Pour cela, Jean-Baptiste Bely et Benoît Dametto se sont appuyés sur plus de « quinze ans d’expérience avec ce carburant dans le monde du sport automobile (24h00 du Mans, GT series). Un V8, V10, V12 lors d’une course de 24h00, voire une saison à plus de 600 ch, subit plus que nos Rotax et les moteurs vivent mieux à l’éthanol 100 qu’à l’essence » précise
J.-B. Bely qui précise que « l’éthanol est moins corrosif que l’essence pour tout le circuit carburant ». Ceci affirmé après plus de trois ans de tests avec de l’éthanol dans des réservoirs en plastique, composite, aluminium, sans détérioration. Si un doute existe sur un réservoir en composites, la fiche technique des résines employées est demandée au constructeur de l’appareil pour vérification chimique.

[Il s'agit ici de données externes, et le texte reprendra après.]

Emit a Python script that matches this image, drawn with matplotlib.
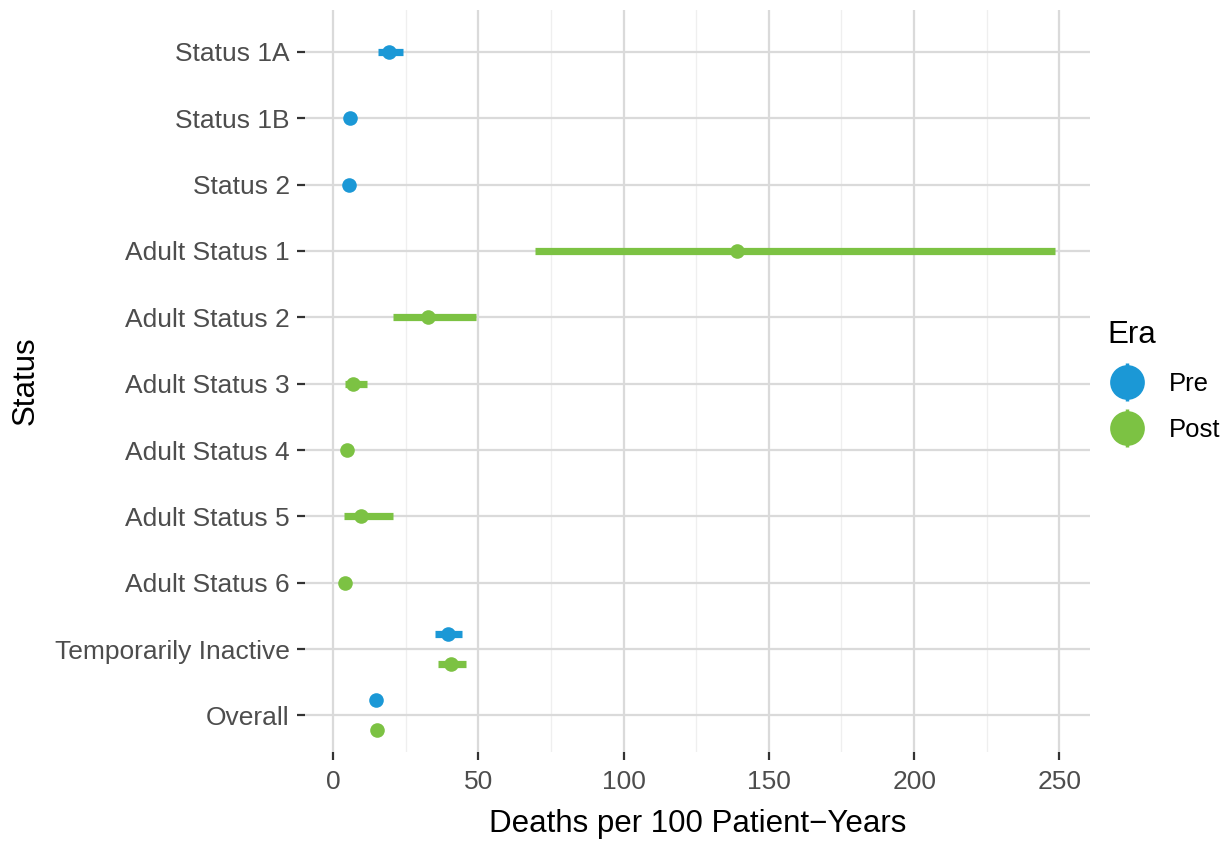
import matplotlib.pyplot as plt
from matplotlib.lines import Line2D
from matplotlib.legend_handler import HandlerTuple

plt.rcParams['font.family'] = ['Liberation Sans', 'DejaVu Sans']

# Status levels, top to bottom
statuses = ["Status 1A", "Status 1B", "Status 2", "Adult Status 1", "Adult Status 2",
            "Adult Status 3", "Adult Status 4", "Adult Status 5", "Adult Status 6",
            "Temporarily Inactive", "Overall"]

# Pre era: rate and 95% interval
pre_status = ["Status 1A", "Status 1B", "Status 2", "Temporarily Inactive", "Overall"]
pre_rate = [19.2, 6.0, 5.4, 39.5, 14.8]
pre_lo = [15.4, 4.8, 4.5, 35.2, 13.9]
pre_hi = [24.1, 7.4, 6.5, 44.3, 15.8]

# Post era: rate and 95% interval
post_status = ["Adult Status 1", "Adult Status 2", "Adult Status 3", "Adult Status 4",
               "Adult Status 5", "Adult Status 6", "Temporarily Inactive", "Overall"]
post_rate = [138.9, 32.6, 6.8, 4.9, 9.5, 4.0, 40.8, 15.1]
post_lo = [69.5, 20.5, 4.0, 3.6, 3.8, 2.9, 36.3, 13.9]
post_hi = [248.4, 49.2, 11.6, 6.6, 20.5, 5.5, 45.7, 16.4]

eras = ["Pre", "Post"]
colors = {"Pre": "#1b98d6", "Post": "#7cc243"}

fig = plt.figure(figsize=(12.26, 8.42), dpi=100)
ax = fig.add_axes([0.2488, 0.107, 0.64, 0.881])

ypos = {s: len(statuses) - i for i, s in enumerate(statuses)}
both = set(pre_status) & set(post_status)

def draw(era, names, rate, lo, hi, shift):
    col = colors[era]
    for s, r, l, h in zip(names, rate, lo, hi):
        y = ypos[s] + (shift if s in both else 0)
        ax.plot([l, h], [y, y], color=col, lw=5.2, solid_capstyle='butt', zorder=3)
        ax.plot(r, y, 'o', color=col, ms=10.5, mec='none', zorder=4)

draw("Pre", pre_status, pre_rate, pre_lo, pre_hi, 0.225)
draw("Post", post_status, post_rate, post_lo, post_hi, -0.225)

ax.set_xlim(-9.6, 260.4)
ax.set_ylim(0.45, 11.63)
ax.set_xticks([0, 50, 100, 150, 200, 250])
ax.set_xticks([25, 75, 125, 175, 225], minor=True)
ax.set_yticks([ypos[s] for s in statuses])
ax.set_yticklabels(statuses)

ax.grid(which='major', color='#dadada', lw=1.6)
ax.grid(which='minor', axis='x', color='#efefef', lw=0.9)
ax.set_axisbelow(True)
for sp in ax.spines.values():
    sp.set_visible(False)
ax.tick_params(which='major', length=6, width=1.6, color='#333333',
               labelsize=19, labelcolor='#4d4d4d')
ax.tick_params(axis='y', pad=5)
ax.tick_params(axis='x', pad=7)
ax.tick_params(which='minor', length=0)

ax.set_xlabel("Deaths per 100 Patient\u2212Years", fontsize=22.5, labelpad=11)
ax.set_ylabel("Status", fontsize=22.5, labelpad=10)

handles = []
for era in eras:
    bar = Line2D([], [], ls='none', marker='|', ms=28, mew=2.5, color=colors[era])
    dot = Line2D([], [], ls='none', marker='o', ms=25, mec='none', color=colors[era])
    handles.append((bar, dot))
leg = fig.legend(handles, eras, title="Era", loc='upper left',
                 bbox_to_anchor=(0.884, 0.647), frameon=False, fontsize=18.5,
                 title_fontsize=22.5, handler_map={tuple: HandlerTuple(ndivide=1, pad=0)},
                 handlelength=1.6, handletextpad=0.8, labelspacing=0.85)
leg._legend_box.align = "left"

fig.savefig("out.png", dpi=100)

À Bourg-en-Bresse, on précise que « ce système (multi-fuel) est adaptable sur la plupart des moteurs à carburateur ou à injection sans modifier leurs caractéristiques initiales telles que la cylindrée ou le régime maximal. Il vise à offrir une solution de rétrofit efficace et fiable, réduisant ainsi l’empreinte carbone et améliorant les performances globales des moteurs ». D’où la volonté d’Aerolight de viser à l’avenir une utilisation sur appareils certifiés VLA/LSA déjà motorisés Rotax, mais sans donner d’échéance, voire aussi une adaptation aux Lycoming, Continental et ULPower, soit « tous les moteurs finalement ».
NeoFuel, récente start-up bordelaise, vise aussi ce marché, orienté Lycoming et Continental utilisés dans les aéro-clubs, avec le soutien fédéral. Cette société compte ainsi « proposer à l’avenir des kits de compatibilité des circuits carburants avec tous les types de carburants ».
La démarche comprendra successivement la mise au point d’un boîtier de déshydratation de l’éthanol, avant de remplacer carburateur ou système d’injection mécanique. Le tout devra être contrôlé par un module de commande électronique (ECU) alimenté par les capteurs de taux d’éthanol, d’oxygène, de températures pour gérer injection et allumage… Il restera à résoudre les problèmes des sièges de soupapes des moteurs les plus anciens et à atteindre les « redondances nécessaires pour répondre aux exigences de certification ».
Pour l’heure, cela reste la théorie avec des kits d’adaptation prévus à l’avenir pour Lycoming, Continental, Rotax et ayant « la capacité de mélanger les types de carburant sans limitations », soit « à la fois nos carburants actuels (Avgas 100LL), les premiers substituts sans plomb (UL91, UL94, GAMI, etc.), les carburants automobiles (SP98, SP95, E10…) jusqu’aux carburants à base d’éthanol, sans plomb ni carbone (E85) ». L’objectif est que « tous les moteurs existants (Lycoming, Continental et Rotax) bénéficieront d’un kit certifié (AML/STC de l’EASA, de la FAA ou des Autorités nationales) ».